Full end-to-end CBDC solutions, including wholesale capabilities and – most importantly – widespread merchant adoption central banks to generate buy in. That will mean leveraging platforms from experienced payments vendors, as well as having a public consultation model which involves key stakeholders at every stage.
“In order to achieve merchant adoption, it’s a chicken or egg scenario to an extent,” Maynard said. “Merchants will want to use the platform users are transacting in, but users will want to use the platform their favourite merchants and brands are on. As such, it will likely require a mix of incentives at both the user and merchant level to generate initial traffic.”

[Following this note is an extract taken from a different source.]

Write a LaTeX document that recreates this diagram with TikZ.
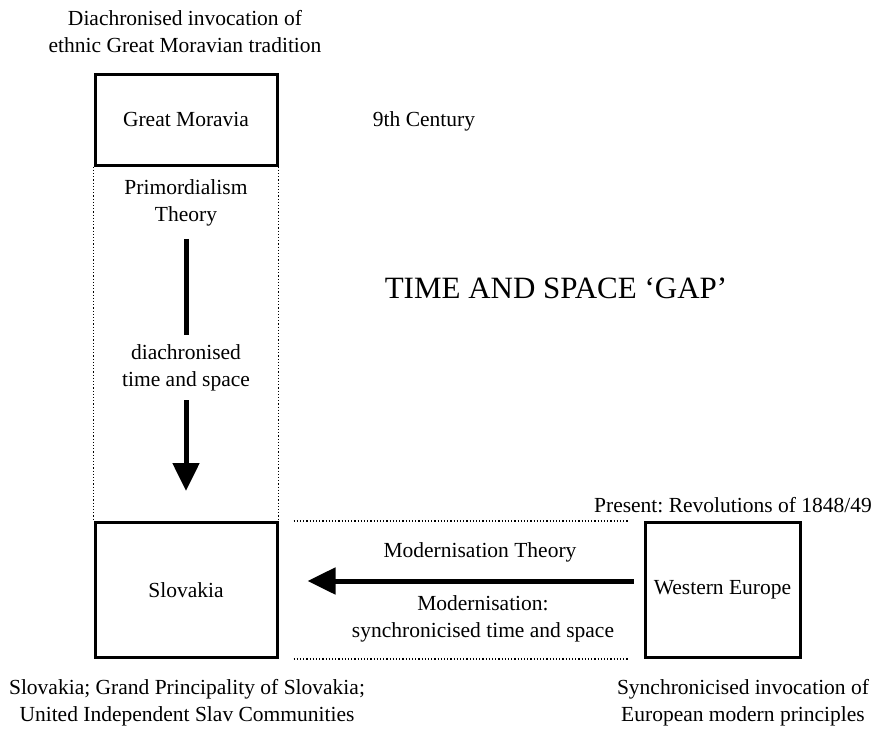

One of the challenges for central banks is figuring out how to enable a CBDC that adds value above existing payment systems, according to Gartner Research. The success of CBDCs also depends on “programmability” enabled by smart contracts, Gartner argued in a January report.
“In order to further justify investments into CBDCs, developers are experimenting with injecting programmability into CBDC-enabled payment value chains,” Gartner said. “Therefore, bank CIOs need to prepare for this transformation,”
As part of ongoing pilots of the digital Yuan, or e-CNY, for example, the Bank of China Chengdu is using smart contracts to manage the deposits for extracurricular school activities, such as field trips to museums. Using the e-CNY CBDC reduces reliance on third parties to deal with a refund if a class is canceled, or a student couldn’t attend, Gartner said.
Countries such as Russia and China see how payments that depend on US infrastructure and currencies can be affected by sanctions and are working to develop alternatives, Steinberg said.
“The one to watch is China,” Steinberg said, referring to the mBridge Project. “Domestically, they need to keep electronic payments from all moving to tech companies, and undoubtedly see benefits in increased consumer surveillance. Internationally, they piloted cross border payments and settlement with central banks in places like Thailand and UAE. That’s the current concern.”